Source code of charts:

↓

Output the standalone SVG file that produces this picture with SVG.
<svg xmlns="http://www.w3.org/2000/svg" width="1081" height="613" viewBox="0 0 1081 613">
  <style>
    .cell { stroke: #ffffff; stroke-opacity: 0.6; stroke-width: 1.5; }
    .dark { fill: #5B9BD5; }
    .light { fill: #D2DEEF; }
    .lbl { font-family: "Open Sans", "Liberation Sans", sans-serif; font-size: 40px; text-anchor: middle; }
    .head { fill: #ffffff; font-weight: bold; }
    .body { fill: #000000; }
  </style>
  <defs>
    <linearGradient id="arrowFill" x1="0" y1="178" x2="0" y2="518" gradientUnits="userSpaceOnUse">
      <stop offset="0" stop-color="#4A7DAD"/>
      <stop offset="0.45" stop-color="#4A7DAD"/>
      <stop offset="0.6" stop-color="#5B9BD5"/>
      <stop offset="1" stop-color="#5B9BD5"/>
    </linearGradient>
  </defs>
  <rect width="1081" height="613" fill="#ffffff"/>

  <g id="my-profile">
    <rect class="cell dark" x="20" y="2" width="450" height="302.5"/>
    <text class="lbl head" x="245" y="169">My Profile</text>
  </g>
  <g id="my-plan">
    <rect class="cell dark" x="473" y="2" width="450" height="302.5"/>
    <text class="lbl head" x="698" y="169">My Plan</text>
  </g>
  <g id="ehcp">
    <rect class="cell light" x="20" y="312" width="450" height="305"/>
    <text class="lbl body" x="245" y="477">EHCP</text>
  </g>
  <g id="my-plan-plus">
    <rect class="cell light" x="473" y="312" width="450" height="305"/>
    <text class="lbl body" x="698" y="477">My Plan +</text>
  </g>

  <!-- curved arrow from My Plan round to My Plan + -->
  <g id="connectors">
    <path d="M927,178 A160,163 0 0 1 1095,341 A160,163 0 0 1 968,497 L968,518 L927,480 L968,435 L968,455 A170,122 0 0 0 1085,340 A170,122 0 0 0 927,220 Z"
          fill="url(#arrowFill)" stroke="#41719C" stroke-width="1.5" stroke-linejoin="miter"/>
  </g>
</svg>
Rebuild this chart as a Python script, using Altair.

↑

Copy each entry exactly, with nothing added or dropped.

* Output of the task
Output the standalone SVG file that produces this picture with SVG.
<svg xmlns="http://www.w3.org/2000/svg" width="1081" height="613" viewBox="0 0 1081 613">
  <style>
    .cell { stroke: #ffffff; stroke-opacity: 0.6; stroke-width: 1.5; }
    .dark { fill: #5B9BD5; }
    .light { fill: #D2DEEF; }
    .lbl { font-family: "Open Sans", "Liberation Sans", sans-serif; font-size: 40px; text-anchor: middle; }
    .head { fill: #ffffff; font-weight: bold; }
    .body { fill: #000000; }
  </style>
  <defs>
    <linearGradient id="arrowFill" x1="0" y1="178" x2="0" y2="518" gradientUnits="userSpaceOnUse">
      <stop offset="0" stop-color="#4A7DAD"/>
      <stop offset="0.45" stop-color="#4A7DAD"/>
      <stop offset="0.6" stop-color="#5B9BD5"/>
      <stop offset="1" stop-color="#5B9BD5"/>
    </linearGradient>
  </defs>
  <rect width="1081" height="613" fill="#ffffff"/>

  <g id="my-profile">
    <rect class="cell dark" x="20" y="2" width="450" height="302.5"/>
    <text class="lbl head" x="245" y="169">My Profile</text>
  </g>
  <g id="my-plan">
    <rect class="cell dark" x="473" y="2" width="450" height="302.5"/>
    <text class="lbl head" x="698" y="169">My Plan</text>
  </g>
  <g id="ehcp">
    <rect class="cell light" x="20" y="312" width="450" height="305"/>
    <text class="lbl body" x="245" y="477">EHCP</text>
  </g>
  <g id="my-plan-plus">
    <rect class="cell light" x="473" y="312" width="450" height="305"/>
    <text class="lbl body" x="698" y="477">My Plan +</text>
  </g>

  <!-- curved arrow from My Plan round to My Plan + -->
  <g id="connectors">
    <path d="M927,178 A160,163 0 0 1 1095,341 A160,163 0 0 1 968,497 L968,518 L927,480 L968,435 L968,455 A170,122 0 0 0 1085,340 A170,122 0 0 0 927,220 Z"
          fill="url(#arrowFill)" stroke="#41719C" stroke-width="1.5" stroke-linejoin="miter"/>
  </g>
</svg>
Rebuild this chart as a Python script, using Altair.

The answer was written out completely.